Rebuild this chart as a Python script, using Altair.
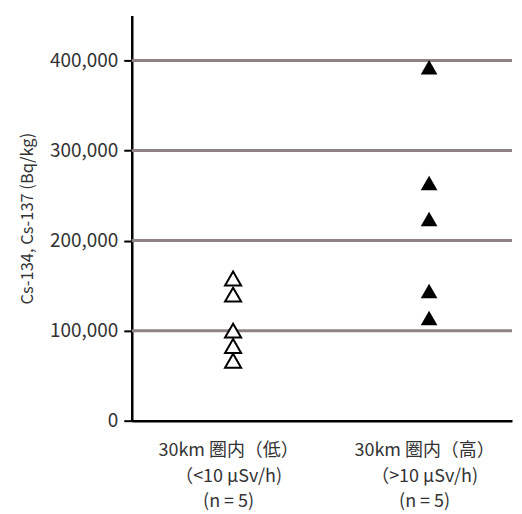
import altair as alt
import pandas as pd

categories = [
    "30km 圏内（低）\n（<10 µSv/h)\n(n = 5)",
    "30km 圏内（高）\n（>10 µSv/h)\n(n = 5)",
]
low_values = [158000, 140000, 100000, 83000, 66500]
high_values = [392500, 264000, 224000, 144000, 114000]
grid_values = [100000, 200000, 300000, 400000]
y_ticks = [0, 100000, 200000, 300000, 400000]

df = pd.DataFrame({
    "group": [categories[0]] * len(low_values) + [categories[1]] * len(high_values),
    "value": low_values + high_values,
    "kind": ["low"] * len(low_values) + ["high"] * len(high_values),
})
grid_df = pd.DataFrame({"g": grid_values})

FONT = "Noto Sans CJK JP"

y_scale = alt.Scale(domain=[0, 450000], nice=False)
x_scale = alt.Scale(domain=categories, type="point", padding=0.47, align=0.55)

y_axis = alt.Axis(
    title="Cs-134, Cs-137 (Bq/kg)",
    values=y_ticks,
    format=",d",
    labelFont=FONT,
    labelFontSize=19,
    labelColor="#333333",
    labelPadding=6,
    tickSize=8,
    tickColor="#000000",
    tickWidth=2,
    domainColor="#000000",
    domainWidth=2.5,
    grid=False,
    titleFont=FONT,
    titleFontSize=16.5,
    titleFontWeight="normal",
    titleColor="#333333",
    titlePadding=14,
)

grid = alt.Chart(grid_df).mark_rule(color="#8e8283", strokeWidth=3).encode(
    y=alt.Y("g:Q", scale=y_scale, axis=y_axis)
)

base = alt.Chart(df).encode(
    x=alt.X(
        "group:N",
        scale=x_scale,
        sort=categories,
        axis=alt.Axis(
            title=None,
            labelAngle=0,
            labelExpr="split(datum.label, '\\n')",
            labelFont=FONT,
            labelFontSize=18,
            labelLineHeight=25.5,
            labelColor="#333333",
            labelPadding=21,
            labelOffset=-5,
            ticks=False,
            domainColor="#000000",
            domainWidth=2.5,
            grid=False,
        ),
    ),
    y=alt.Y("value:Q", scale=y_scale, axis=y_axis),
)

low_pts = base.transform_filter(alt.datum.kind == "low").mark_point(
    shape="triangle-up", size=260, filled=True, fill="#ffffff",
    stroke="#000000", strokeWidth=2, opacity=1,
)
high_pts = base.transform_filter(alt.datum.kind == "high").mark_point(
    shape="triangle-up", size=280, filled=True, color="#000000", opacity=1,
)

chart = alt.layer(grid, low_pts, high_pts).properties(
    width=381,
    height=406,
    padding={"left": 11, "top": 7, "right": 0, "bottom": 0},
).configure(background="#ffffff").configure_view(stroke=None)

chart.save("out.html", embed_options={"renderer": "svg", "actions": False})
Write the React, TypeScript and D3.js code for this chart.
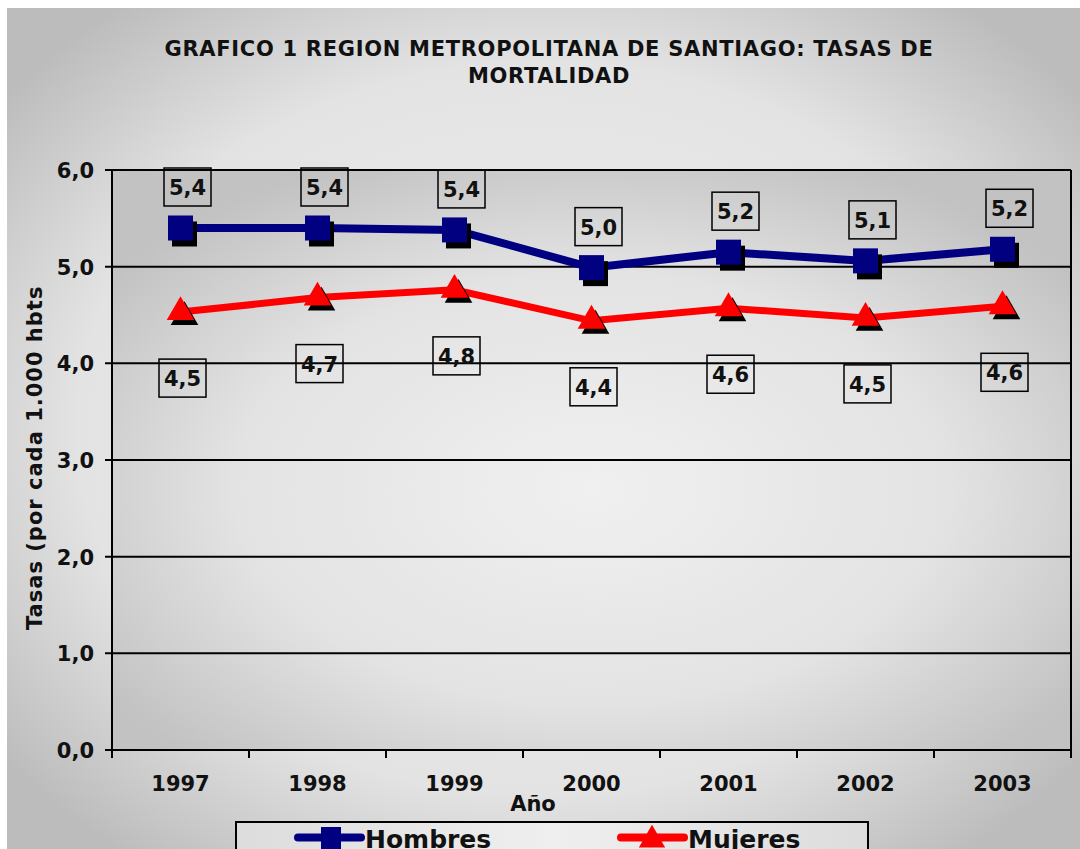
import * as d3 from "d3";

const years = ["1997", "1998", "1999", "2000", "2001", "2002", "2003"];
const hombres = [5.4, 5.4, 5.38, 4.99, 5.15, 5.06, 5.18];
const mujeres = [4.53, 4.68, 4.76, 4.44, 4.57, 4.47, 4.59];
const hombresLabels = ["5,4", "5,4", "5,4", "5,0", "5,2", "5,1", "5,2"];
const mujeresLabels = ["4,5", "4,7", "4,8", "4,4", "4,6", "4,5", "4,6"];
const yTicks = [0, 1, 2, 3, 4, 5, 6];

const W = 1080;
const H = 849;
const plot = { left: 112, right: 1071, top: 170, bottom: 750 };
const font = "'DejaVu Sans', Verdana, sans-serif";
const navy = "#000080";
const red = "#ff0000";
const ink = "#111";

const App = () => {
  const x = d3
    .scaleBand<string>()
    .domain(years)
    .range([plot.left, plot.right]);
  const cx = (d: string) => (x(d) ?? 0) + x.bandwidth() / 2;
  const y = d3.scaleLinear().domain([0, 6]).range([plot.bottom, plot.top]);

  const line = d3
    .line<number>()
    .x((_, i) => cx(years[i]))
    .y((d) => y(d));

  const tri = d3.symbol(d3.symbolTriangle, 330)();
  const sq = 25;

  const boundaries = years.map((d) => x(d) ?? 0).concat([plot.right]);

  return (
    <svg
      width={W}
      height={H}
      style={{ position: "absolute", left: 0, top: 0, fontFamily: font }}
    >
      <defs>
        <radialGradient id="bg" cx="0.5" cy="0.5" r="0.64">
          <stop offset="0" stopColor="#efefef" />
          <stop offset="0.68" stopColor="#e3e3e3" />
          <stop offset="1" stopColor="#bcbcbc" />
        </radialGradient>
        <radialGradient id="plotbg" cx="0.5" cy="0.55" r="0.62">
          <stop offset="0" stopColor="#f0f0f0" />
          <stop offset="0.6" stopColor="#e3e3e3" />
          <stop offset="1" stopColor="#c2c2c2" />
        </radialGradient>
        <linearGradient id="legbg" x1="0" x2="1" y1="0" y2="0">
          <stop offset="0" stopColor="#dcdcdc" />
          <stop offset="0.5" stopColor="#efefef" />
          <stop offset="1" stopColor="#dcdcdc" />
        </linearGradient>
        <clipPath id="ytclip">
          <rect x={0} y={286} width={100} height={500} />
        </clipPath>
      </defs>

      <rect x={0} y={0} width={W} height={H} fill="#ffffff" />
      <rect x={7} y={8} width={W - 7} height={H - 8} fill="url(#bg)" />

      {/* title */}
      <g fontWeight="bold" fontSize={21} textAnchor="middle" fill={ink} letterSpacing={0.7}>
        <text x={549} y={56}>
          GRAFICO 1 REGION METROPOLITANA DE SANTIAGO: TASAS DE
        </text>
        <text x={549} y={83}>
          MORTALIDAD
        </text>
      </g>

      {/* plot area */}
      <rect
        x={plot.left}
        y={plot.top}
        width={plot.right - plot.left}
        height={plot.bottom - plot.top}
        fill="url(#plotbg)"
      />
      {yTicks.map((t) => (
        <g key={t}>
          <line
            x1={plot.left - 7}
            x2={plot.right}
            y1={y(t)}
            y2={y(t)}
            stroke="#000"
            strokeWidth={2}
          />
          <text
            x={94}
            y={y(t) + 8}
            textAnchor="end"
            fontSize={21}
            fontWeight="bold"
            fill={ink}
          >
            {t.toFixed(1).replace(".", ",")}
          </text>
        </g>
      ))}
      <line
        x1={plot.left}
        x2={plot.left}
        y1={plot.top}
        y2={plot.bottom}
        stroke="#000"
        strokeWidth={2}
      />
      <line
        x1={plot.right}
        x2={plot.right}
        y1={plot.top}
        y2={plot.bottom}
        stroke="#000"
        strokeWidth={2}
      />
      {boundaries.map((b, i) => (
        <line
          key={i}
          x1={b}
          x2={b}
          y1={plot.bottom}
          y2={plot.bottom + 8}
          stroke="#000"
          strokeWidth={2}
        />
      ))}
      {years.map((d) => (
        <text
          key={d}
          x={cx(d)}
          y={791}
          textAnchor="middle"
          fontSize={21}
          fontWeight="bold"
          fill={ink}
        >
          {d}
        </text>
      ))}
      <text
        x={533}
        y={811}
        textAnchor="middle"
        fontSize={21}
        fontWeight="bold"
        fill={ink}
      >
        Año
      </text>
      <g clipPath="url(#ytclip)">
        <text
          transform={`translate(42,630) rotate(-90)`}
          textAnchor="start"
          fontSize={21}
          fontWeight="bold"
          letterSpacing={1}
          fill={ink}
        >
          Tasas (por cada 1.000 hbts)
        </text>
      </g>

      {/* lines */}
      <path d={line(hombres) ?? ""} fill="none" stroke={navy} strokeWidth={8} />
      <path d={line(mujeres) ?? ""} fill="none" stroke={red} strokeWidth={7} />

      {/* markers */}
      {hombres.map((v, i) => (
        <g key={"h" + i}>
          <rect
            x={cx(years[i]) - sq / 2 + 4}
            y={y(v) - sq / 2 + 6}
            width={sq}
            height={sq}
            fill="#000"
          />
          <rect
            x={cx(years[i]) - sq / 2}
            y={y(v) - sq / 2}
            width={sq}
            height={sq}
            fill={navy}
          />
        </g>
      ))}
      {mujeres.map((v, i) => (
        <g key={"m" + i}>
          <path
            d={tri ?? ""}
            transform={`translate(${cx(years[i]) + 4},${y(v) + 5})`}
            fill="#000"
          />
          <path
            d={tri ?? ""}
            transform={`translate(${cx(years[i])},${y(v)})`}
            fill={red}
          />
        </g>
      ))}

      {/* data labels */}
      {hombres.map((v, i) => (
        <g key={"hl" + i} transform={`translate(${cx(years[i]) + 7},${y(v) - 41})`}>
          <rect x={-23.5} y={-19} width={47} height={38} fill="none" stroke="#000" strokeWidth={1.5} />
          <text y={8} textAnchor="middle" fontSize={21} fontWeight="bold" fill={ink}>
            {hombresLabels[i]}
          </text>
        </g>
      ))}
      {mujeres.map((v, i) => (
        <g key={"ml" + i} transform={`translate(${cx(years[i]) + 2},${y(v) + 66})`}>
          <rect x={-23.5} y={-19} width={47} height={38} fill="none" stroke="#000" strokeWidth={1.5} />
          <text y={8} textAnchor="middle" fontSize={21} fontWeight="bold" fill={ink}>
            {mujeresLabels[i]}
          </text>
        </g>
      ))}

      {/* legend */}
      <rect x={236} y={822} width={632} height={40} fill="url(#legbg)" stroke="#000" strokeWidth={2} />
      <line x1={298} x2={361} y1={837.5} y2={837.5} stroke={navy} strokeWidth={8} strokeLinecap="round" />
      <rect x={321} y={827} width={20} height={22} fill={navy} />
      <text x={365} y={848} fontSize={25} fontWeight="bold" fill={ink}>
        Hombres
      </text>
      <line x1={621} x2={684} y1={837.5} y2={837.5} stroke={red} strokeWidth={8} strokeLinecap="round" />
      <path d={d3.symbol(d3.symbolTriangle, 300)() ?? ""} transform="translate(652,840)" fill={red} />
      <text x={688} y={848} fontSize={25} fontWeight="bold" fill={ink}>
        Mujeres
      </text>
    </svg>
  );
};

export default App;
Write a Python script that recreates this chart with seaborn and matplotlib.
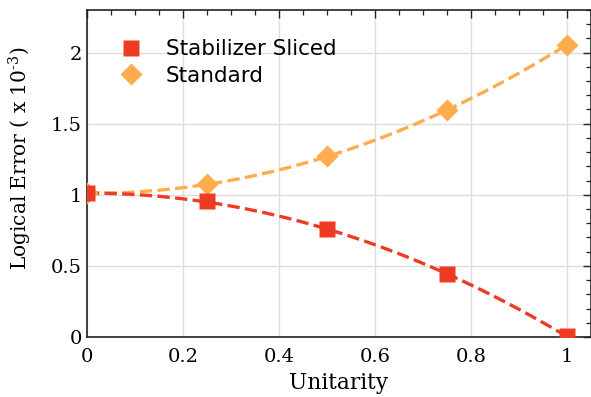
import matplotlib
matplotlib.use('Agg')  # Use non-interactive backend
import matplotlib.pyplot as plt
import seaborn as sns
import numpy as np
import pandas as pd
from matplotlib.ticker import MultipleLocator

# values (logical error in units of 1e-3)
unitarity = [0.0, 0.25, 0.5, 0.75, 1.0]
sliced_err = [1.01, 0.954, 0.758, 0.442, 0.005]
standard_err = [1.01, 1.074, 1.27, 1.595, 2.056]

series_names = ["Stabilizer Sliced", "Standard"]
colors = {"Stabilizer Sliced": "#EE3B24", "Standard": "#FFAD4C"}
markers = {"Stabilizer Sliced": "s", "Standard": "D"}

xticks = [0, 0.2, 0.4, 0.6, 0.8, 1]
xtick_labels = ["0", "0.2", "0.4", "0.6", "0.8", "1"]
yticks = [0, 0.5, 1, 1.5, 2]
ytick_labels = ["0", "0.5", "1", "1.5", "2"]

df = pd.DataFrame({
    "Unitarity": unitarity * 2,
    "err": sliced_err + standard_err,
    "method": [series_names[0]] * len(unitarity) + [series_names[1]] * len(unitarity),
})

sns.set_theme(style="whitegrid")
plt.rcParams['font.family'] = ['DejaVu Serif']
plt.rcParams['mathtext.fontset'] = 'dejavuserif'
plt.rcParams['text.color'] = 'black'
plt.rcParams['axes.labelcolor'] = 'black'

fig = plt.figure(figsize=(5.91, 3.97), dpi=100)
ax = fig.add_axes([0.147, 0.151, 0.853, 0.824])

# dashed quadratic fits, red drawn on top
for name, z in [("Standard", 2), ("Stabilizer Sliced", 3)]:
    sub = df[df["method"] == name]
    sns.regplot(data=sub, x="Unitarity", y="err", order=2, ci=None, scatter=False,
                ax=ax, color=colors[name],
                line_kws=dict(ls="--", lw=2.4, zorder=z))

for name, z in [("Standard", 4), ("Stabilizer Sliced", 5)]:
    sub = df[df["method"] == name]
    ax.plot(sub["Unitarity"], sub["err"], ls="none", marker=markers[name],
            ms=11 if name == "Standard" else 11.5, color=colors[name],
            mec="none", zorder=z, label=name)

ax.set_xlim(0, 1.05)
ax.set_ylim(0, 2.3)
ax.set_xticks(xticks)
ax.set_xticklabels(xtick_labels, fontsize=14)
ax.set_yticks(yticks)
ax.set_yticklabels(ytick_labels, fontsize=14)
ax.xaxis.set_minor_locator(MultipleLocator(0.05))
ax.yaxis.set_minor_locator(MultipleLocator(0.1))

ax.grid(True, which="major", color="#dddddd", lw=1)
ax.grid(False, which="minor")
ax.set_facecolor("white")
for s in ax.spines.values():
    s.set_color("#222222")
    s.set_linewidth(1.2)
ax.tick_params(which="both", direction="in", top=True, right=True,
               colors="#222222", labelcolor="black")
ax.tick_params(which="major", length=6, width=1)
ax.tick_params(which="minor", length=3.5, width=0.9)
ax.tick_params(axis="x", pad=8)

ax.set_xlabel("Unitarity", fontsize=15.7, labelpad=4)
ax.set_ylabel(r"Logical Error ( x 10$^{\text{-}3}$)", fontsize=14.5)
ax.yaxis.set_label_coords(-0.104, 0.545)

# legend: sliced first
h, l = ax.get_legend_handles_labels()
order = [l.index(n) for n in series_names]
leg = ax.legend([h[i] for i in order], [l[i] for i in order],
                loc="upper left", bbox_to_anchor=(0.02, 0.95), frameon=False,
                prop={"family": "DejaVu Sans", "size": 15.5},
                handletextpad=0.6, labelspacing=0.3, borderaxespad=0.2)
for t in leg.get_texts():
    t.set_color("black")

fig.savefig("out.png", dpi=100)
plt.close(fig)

What you will do: Go to the line containing "Write a Python" and copy exactly from there through the line containing "from matplotlib.ticker import MultipleLocator", both included, and nothing more. Pictures are excluded.

Written answer:
Write a Python script that recreates this chart with seaborn and matplotlib.
import matplotlib
matplotlib.use('Agg')  # Use non-interactive backend
import matplotlib.pyplot as plt
import seaborn as sns
import numpy as np
import pandas as pd
from matplotlib.ticker import MultipleLocator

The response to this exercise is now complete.